When Deborah Kolb applied to PhD programs, she had a preschooler at home and a baby on the way. She chose MIT over Harvard, she says, because Sloan allowed her to enroll part time. The opportunity to make that choice influenced her subsequent career. Now a leading authority on gender and negotiation, she advises women—and men—on brokering the myriad small changes they need to succeed at work.
Kolb studied history and economics at Vassar and earned an MBA at the University of Colorado. While she was at Sloan, Lotte Bailyn, now a professor emerita, advised her to take her time on her ethnography of labor mediators—and she did.
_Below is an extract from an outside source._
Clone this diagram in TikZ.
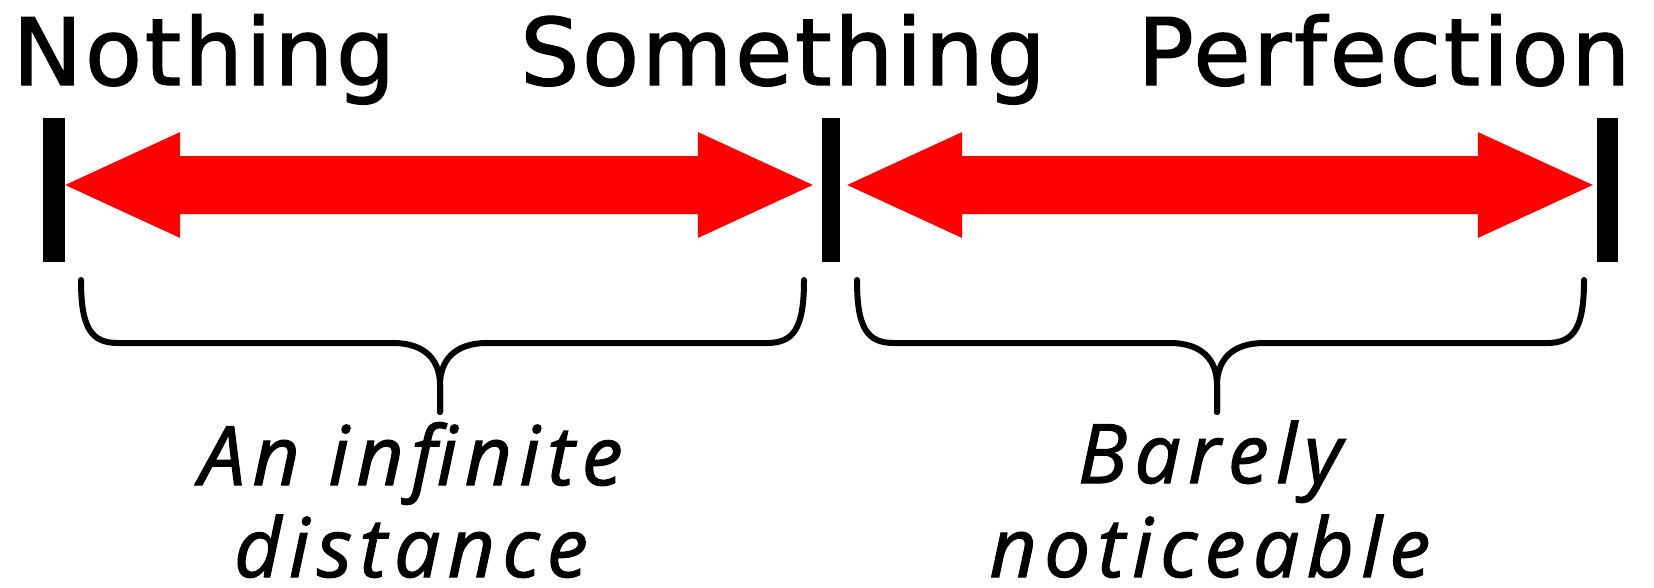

She won the first Zenon S. and Clotilde Zannetos Thesis Prize, and the MIT Press published her thesis under the title The Mediators.
Kolb taught leadership and negotiation for 29 years at Simmons College, where she heard about students’ experiences negotiating in the workplace. “Women face institutional challenges in the working world, and they need to constantly negotiate their way through policies and practices that appear neutral,” she says. For example, in academia it typically takes seven years to get tenure—and for many women, those years are the best time to start having children. When schools change their policies to give both women and men extra time off, however, men tend to use that time for more research, giving them an advantage. In 2000, she and a former student shed light on the phenomenon in The Shadow Negotiation, which was named one of that year’s 10 best books by Harvard Business Review.
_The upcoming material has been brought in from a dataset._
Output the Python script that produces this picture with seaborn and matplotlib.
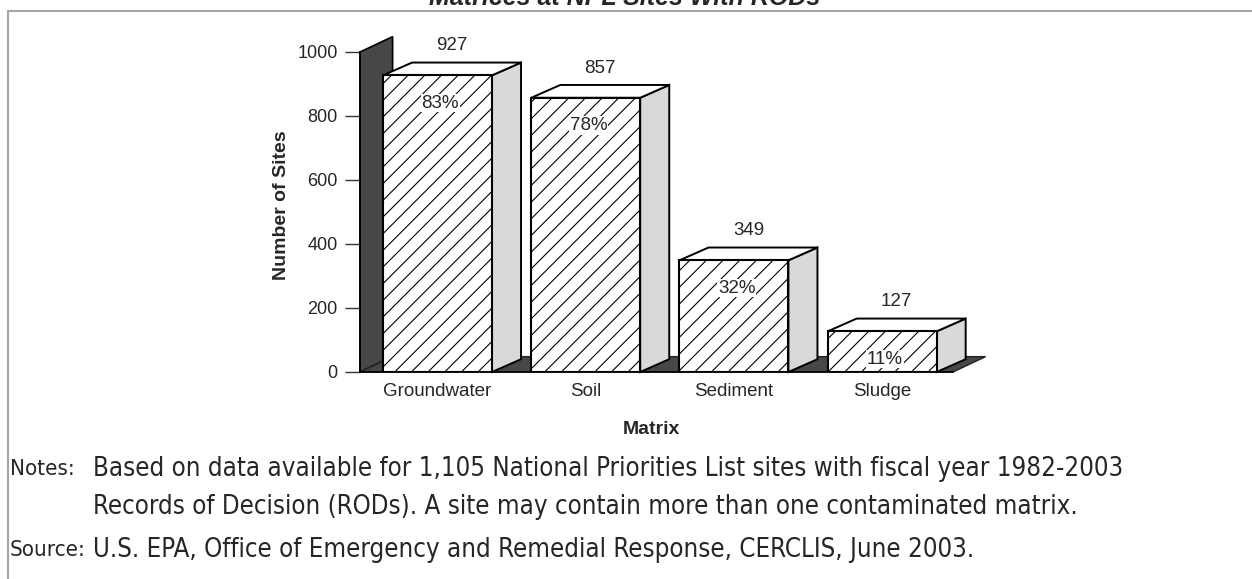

Now retired from Simmons, Kolb is the co-director of the Negotiations in the Workplace Project at Harvard Law School’s Program on Negotiation. She leads seminars for corporations, like Google and Time Warner, that want to retain their best female leaders. She is also an in-demand workshop facilitator and speaker. A recent keynote was titled “Negotiating at Work: Small Wins to Big Gains.”
“We know that millennials are moving out of companies, often because they get asked to take on extra work,” she says. “We tell them, ‘Don’t opt out. Negotiate! Stay in situations that don’t look so promising.’ And when you negotiate for new opportunities and credit for extra work, you lay the path for people who come after.”
Kolb’s most recent book, Negotiating at Work: Turn Small Wins into Big Gains, was a Time.com best negotiation book of 2015. She and her husband, psychoanalyst Jonathan Kolb, live in Brookline and on Cape Cod, where they enjoy coaxing their hydrangeas to bloom.